La Cnil vient d’identifier et de dénoncer au parquet de Paris les sociétés les plus nuisibles en France, en matière d’envois massifs de messages non sollicités (« spam » en jargon). Parmi quatre annonceurs, la Cnil a donc pris pour cible le prestataire de services ABS, tombé pour l’exemple et surtout pour avoir joué sur les « deux tableaux »: avoir abusé de l’envoi massif de courriers électroniques pour… faire la promotion de ses logiciels «aspirateurs d’e-mails».
La prospection commerciale automatique sans consentement préalable (automates d’appel, fax ou e-mails) n’est pas encore formellement interdite, mais c’est ce que prévoit la loi sur l’économie numérique, qui sera débattue devant le Parlement en décembre. En revanche le fait de récolter des adresses de manière déloyale est déjà interdit, c’est pourquoi les « aspirateurs » d’adresses, à la recherche des arobases « @ » dans les méandres de l’internet (newsgroups et pages web), sont dans le collimateur.
Jusqu’à 40000 adresses à l’heure
ABS n’est pas un cas isolé; la Cnil précise d’ailleurs dans son rapport que ces dénonciations ont un caractère «exemplaire».
Les éditeurs de logiciels parlent rarement de « spamming » mais emploient plutôt le terme plus large d' »e-marketing ». La société Goto Software, basée à Hem (Nord-Pas-de-Calais) et créée en 2001, propose ainsi un logiciel « expert » qui permet d’extraire «jusqu’à 40000 adresses à l’heure» à partir de «l’un des fichiers de prospects les plus riches et les plus fiables, avec ses 20 millions d’adresses: l’annuaire électronique», explique-t-elle dans un communiqué.
Contacté par ZDNet, l’éditeur n’a pas retourné nos appels pour nous en dire un peu plus sur cet « annuaire électronique » qui, a priori, doit être celui de France Télécom (qui recense surtout des numéros de téléphones). Pour compléter sa panoplie, Goto Software propose également un programme d’envoi en nombre au nom évocateur, qui permet d’envoyer en masse des messages électroniques avec «personnalisation des contenu et entête du message à partir de vos fichiers d’adresses» et «cadencement sur-mesure». Bref, tout l’attirail pour le prospecteur professionnel à petit budget qui vit avec son temps…
Les éditeurs informent leurs clients des risques
Certains éditeurs préviennent clairement leurs clients commerçants sur les risques qu’ils encourent. C’est le cas de la société lilloise Proxymis Multimédia, créée début 2002 et dont le slogan est «l’internet comme j’en rêvais» (sic). Elle propose ainsi un logiciel de prospection qui capture sur le web «des champs raison sociale, adresse, numéro de téléphone, Fax, ville, département, secteur d’activité, e-mail , site web, logo».
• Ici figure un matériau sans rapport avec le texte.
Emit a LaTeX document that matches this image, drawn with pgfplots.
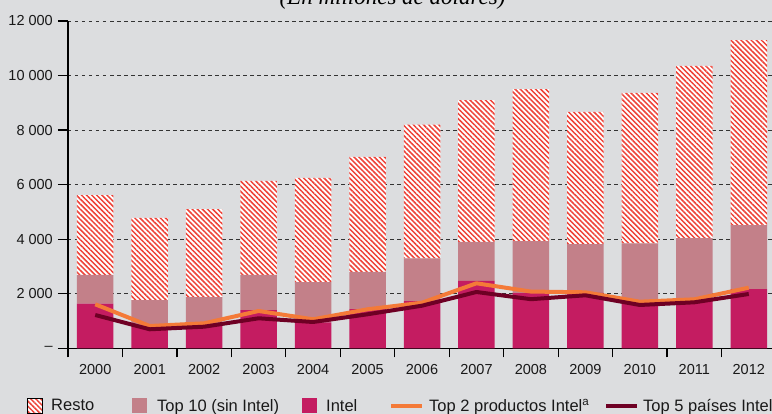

Une fois la base de données réalisée, le programme permet de trier les informations et ensuite d’envoyer en conséquence des e-mails en masse. Un logiciel qui flirte avec la légalité; en tant que tel il reste en vente libre mais sa fonction est clairement contestable. L’éditeur en fait d’ailleurs clairement mention sur son site: «Attention avant d’utiliser ce produit, veuillez-vous renseigner sur la législation sur la collecte des emails dans votre pays» (…) [son utilisation] en France dans un but commercial n’est pas autorisée suivant les directives de la Cnil».
Une transparence qui est cependant loin d’être partagée. Pourtant, dans son rapport intitulé « Halte au spam » (section «Règles à respecter par les professionnels»), la Cnil est très claire: «Ne faites pas de prospection électronique à partir des adresses de messagerie électronique collectées dans les espaces publics de l’internet. C’est interdit!», explique la Commission.
«Utilisez exclusivement, à des fins de prospection commerciale, les mails collectés de manière loyale, c’est-à-dire au minimum lorsque la personne a été informée d’une telle utilisation et mise en mesure de s’y opposer directement lors de la collecte de cette donnée.»